Editorial do jornal O Estado de S.
Paulo À parte a surpresa de 17 senadores terem votado contra a homologação do nome da deputada Ana Arraes, do PSB pernambucano, para uma vaga no Tribunal de Contas da União (TCU), ante 48 a favor e uma abstenção, a ratificação era apenas, como sempre foi, uma formalidade.
Aos 64 anos, filha do lendário governador populista Miguel Arraes (1916-2005) e mãe do atual, Eduardo Campos, tendo sido no ano passado a candidata mais votada em seu Estado para a Câmara, ela não vinha propriamente se destacando no exercício do mandato.
Quaisquer que sejam os méritos de sua biografia e as qualificações para a função vitalícia que irá assumir, a sua escolha em votação secreta, prevalecendo sobre quatro outros candidatos - entre eles o ex-presidente da Casa Aldo Rebelo, do PC do B -, resultou exclusivamente do rolo compressor posto em marcha pelo filho.
Presidente nacional do PSB, reeleito para o governo de Pernambuco com 83% dos votos válidos, Campos vinha já emergindo, aos 46 anos, como o primeiro entre os seus pares da nova geração de políticos brasileiros. “Dudu Beleza”, como os conterrâneos o apelidaram, precisava, no entanto, de uma oportunidade para demonstrar poder e prestígio além dos limites de seu Estado e do Nordeste.
A vacância, por aposentadoria do titular, da cadeira do TCU que cabia à Câmara preencher, veio a calhar.
Patrocinou o nome da genitora e foi um filho exemplar como articulador político.
Mas não um exemplo para o decoro e a integridade das instituições políticas.
Criado como órgão de assessoria e fiscalização da Câmara, o TCU foi no passado um cabide de madeira de lei onde os governantes de turno penduravam as ambições de seus aliados a caminho do fim da carreira.
Uma reforma no sistema de nomeação de seus ministros, com a adoção de cotas para o Executivo e para o Legislativo, e a gradativa ampliação dos seus quadros técnicos tornaram o órgão mais matizado, logo menos dependente dos interesses dos padrinhos de seus membros, além de mais apto a identificar irregularidades em obras e serviços contratados pelo governo federal.
O prestígio público do Tribunal cresceu com a multiplicação das fraudes reveladas e das recomendações para a suspensão das empreitadas até que os seus vícios fossem sanados.
O que, para surpresa de ninguém, levou o então presidente Lula a fazer uma campanha contra o que seria o excessivo rigor das decisões do colegiado.
A propósito, também a futura ministra Ana Arraes acha que “é preciso rever essa questão, porque a paralisação (de obras) às vezes sai mais cara do que a continuação com retificação (dos ilícitos apurados)”.

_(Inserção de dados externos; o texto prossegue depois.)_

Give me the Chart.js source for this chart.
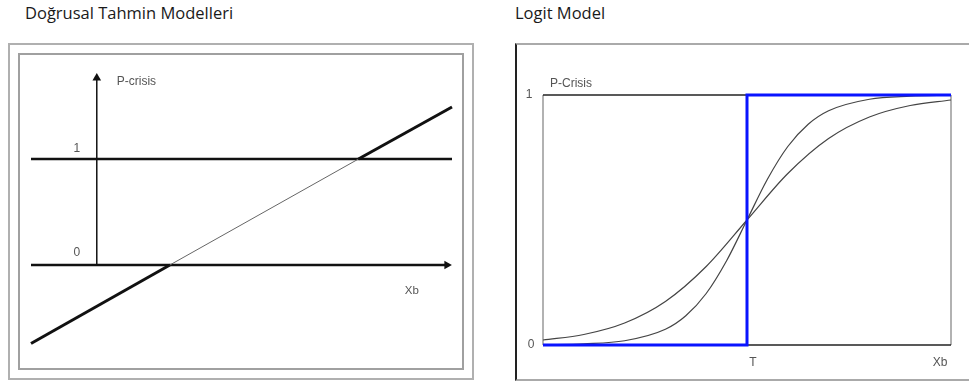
<!DOCTYPE html>
<html>
<head>
<meta charset="utf-8">
<script src="https://cdn.jsdelivr.net/npm/chart.js@4.4.1/dist/chart.umd.min.js"></script>
<style>
    html, body { margin: 0; padding: 0; background: #fff; overflow: hidden; }
    body { width: 969px; height: 385px; position: relative; }
    .title { position: absolute; top: 1px; font-family: 'Open Sans', sans-serif; font-size: 16.5px; color: #1a1a1a; }
    .box { position: absolute; box-sizing: border-box; }
    .holder { position: absolute; }
</style>
</head>
<body>
<div class="title" style="left:25px">Doğrusal Tahmin Modelleri</div>
<div class="title" style="left:515px">Logit Model</div>

<div class="box" style="left:8px;top:43px;width:466px;height:337px;border:2px solid #b0b0b0"></div>
<div class="box" style="left:18px;top:53px;width:446px;height:317px;border:2px solid #a0a0a0"></div>
<div class="box" style="left:515px;top:43px;width:520px;height:338px;border-top:2px solid #aaa;border-bottom:2px solid #aaa;border-left:2px solid #222"></div>

<div class="holder" style="left:8px;top:44px;width:465px;height:336px"><canvas id="linear-chart"></canvas></div>
<div class="holder" style="left:516px;top:44px;width:453px;height:336px"><canvas id="logit-chart"></canvas></div>

<script>
// left panel: linear probability model
var linearXb = [-0.9, 1, 3.58, 4.86];
var linearP = [-0.74, 0, 1, 1.49];
var boundXb = [-0.9, 4.86];
var xArrowXb = [-0.9, 4.79];
var yArrowP = [0, 1.764];
var linearTicks = ['0', '1'];
var linearAxisNames = ['P-crisis', 'Xb'];

// right panel: logit model
var logitXb = [0, 1, 2, 3, 4, 5, 6, 7, 8, 9, 10];
var pShallow = [0.020, 0.042, 0.088, 0.174, 0.314, 0.5, 0.686, 0.826, 0.912, 0.958, 0.980];
var steepXb = [0, 1, 2, 3, 3.5, 4, 4.5, 5, 5.5, 6, 6.5, 7, 8, 9, 10];
var pSteep = [0.001, 0.005, 0.017, 0.063, 0.117, 0.206, 0.337, 0.5, 0.663, 0.794, 0.883, 0.937, 0.983, 0.995, 0.999];
var stepXb = [0, 5, 5, 10];
var stepP = [0, 0, 1, 1];
var frameXb = [0, 0, 10, 10, 0];
var frameP = [0, 1, 1, 0, 0];
var logitTicks = ['0', '1', 'T'];
var logitAxisNames = ['P-Crisis', 'Xb'];

function pts(xs, ys) {
    return xs.map(function (v, i) { return { x: v, y: ys[i] }; });
}

var textLabels = {
    id: 'textLabels',
    afterDatasetsDraw: function (chart, args, opts) {
        var ctx = chart.ctx;
        var xs = chart.scales.x, ys = chart.scales.y;
        ctx.save();
        ctx.textBaseline = 'middle';
        opts.items.forEach(function (it) {
            ctx.font = it.font || '12px "Liberation Sans", Arial, sans-serif';
            ctx.fillStyle = it.color || '#555';
            ctx.textAlign = it.align || 'center';
            ctx.fillText(it.text, xs.getPixelForValue(it.x) + (it.dx || 0), ys.getPixelForValue(it.y) + (it.dy || 0));
        });
        ctx.restore();
    }
};

function baseOptions(xmin, xmax, ymin, ymax, padding, items) {
    return {
        responsive: true,
        maintainAspectRatio: false,
        animation: false,
        devicePixelRatio: 1,
        layout: { padding: padding },
        plugins: {
            legend: { display: false },
            tooltip: { enabled: false },
            textLabels: { items: items }
        },
        elements: { point: { radius: 0 } },
        scales: {
            x: { type: 'linear', min: xmin, max: xmax, display: false },
            y: { type: 'linear', min: ymin, max: ymax, display: false }
        }
    };
}

new Chart($('linear-chart'), {
    type: 'line',
    data: {
        datasets: [{
            data: pts(linearXb, linearP),
            borderColor: '#111',
            borderWidth: 3,
            clip: false,
            segment: {
                borderWidth: function (c) { return c.p0DataIndex === 1 ? 1 : 3; },
                borderColor: function (c) { return c.p0DataIndex === 1 ? '#666' : '#111'; }
            }
        }, {
            data: pts(boundXb, [1, 1]),
            borderColor: '#111',
            borderWidth: 2.5,
            clip: false
        }, {
            data: pts(xArrowXb, [0, 0]),
            borderColor: '#111',
            borderWidth: 2.5,
            pointRadius: [0, 5],
            pointStyle: 'triangle',
            rotation: 90,
            pointBackgroundColor: '#111',
            pointBorderWidth: 0,
            clip: false
        }, {
            data: pts([0, 0], yArrowP),
            borderColor: '#111',
            borderWidth: 1.5,
            pointRadius: [0, 5],
            pointStyle: 'triangle',
            rotation: 0,
            pointBackgroundColor: '#111',
            pointBorderWidth: 0,
            clip: false
        }]
    },
    plugins: [textLabels],
    options: baseOptions(-0.9, 4.86, -1, 2, { left: 23, right: 21, top: 9, bottom: 9 }, [
        { text: linearTicks[1], x: 0, y: 1, dx: -20, dy: -10 },
        { text: linearTicks[0], x: 0, y: 0, dx: -20, dy: -12 },
        { text: linearAxisNames[0], x: 0, y: 1.764, dx: 20, dy: 4, align: 'left' },
        { text: linearAxisNames[1], x: 4.31, y: 0, dy: 26, font: '11.5px "Liberation Sans", Arial, sans-serif' }
    ])
});

new Chart($('logit-chart'), {
    type: 'line',
    data: {
        datasets: [{
            data: pts(stepXb, stepP),
            borderColor: '#0a14ff',
            borderWidth: 3,
            clip: false
        }, {
            data: pts(steepXb, pSteep),
            borderColor: '#444',
            borderWidth: 1.2,
            cubicInterpolationMode: 'monotone',
            clip: false
        }, {
            data: pts(logitXb, pShallow),
            borderColor: '#444',
            borderWidth: 1.2,
            cubicInterpolationMode: 'monotone',
            clip: false
        }, {
            data: pts(frameXb, frameP),
            borderWidth: 1.5,
            borderColor: '#222',
            clip: false,
            segment: {
                borderColor: function (c) { return c.p0DataIndex % 2 === 0 ? '#999' : '#222'; }
            }
        }]
    },
    plugins: [textLabels],
    options: baseOptions(0, 10, 0, 1, { left: 27, right: 18, top: 51, bottom: 35 }, [
        { text: logitTicks[1], x: 0, y: 1, dx: -14 },
        { text: logitTicks[0], x: 0, y: 0, dx: -12 },
        { text: logitAxisNames[0], x: 0, y: 1, dx: 7, dy: -11, align: 'left' },
        { text: logitTicks[2], x: 5, y: 0, dx: 6, dy: 18 },
        { text: logitAxisNames[1], x: 10, y: 0, dx: -11, dy: 18 }
    ])
});

function $(id) { return document.getElementById(id); }
</script>
</body>
</html>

Contrastando com o fortalecimento do caráter republicano da instituição, a operação filial desencadeada por Eduardo Campos - que chegou a se instalar com armas e bagagens em Brasília - foi uma exibição de coronelismo à moda antiga, cultive ele quanto queira o perfil de gestor moderno e político de novos costumes.
Ele rodou o País, fazendo saber aos líderes regionais que, já nas eleições municipais do próximo ano, colocará a sua influência a serviço dos candidatos que, direta ou indiretamente, tiverem ajudado a eleger a sua genitora.
Repetiu a dose à exaustão na capital federal.
O senador tucano Aécio Neves, que vê em Campos um possível companheiro numa chapa presidencial, engajou-se na campanha de Ana.
Assim também o seu sucessor no Executivo de Minas, Antonio Anastasia, e os governadores tucanos de São Paulo, Geraldo Alckmin, e do Paraná, Beto Richa.
Sem falar no ex-presidente Lula.
A sua interferência impediu que o comando petista na Câmara ordenasse o fechamento da questão em torno de Aldo Rebelo; o voto da bancada foi liberado.
Campos fincou posições também no PMDB, ao prometer o apoio socialista à pretensão do partido do vice Michel Temer de ficar com a presidência da Casa em 2013.
O PSB prometeu liberar emendas que dependem do Ministério da Integração Regional, controlado pela legenda.
E, para facilitar a vitória da mãe, Campos manobrou para manter na disputa candidatos sem chances.
Foi, nas palavras do senador pernambucano Jarbas Vasconcelos, dissidente do PMDB, “um exemplo do vale-tudo na política”.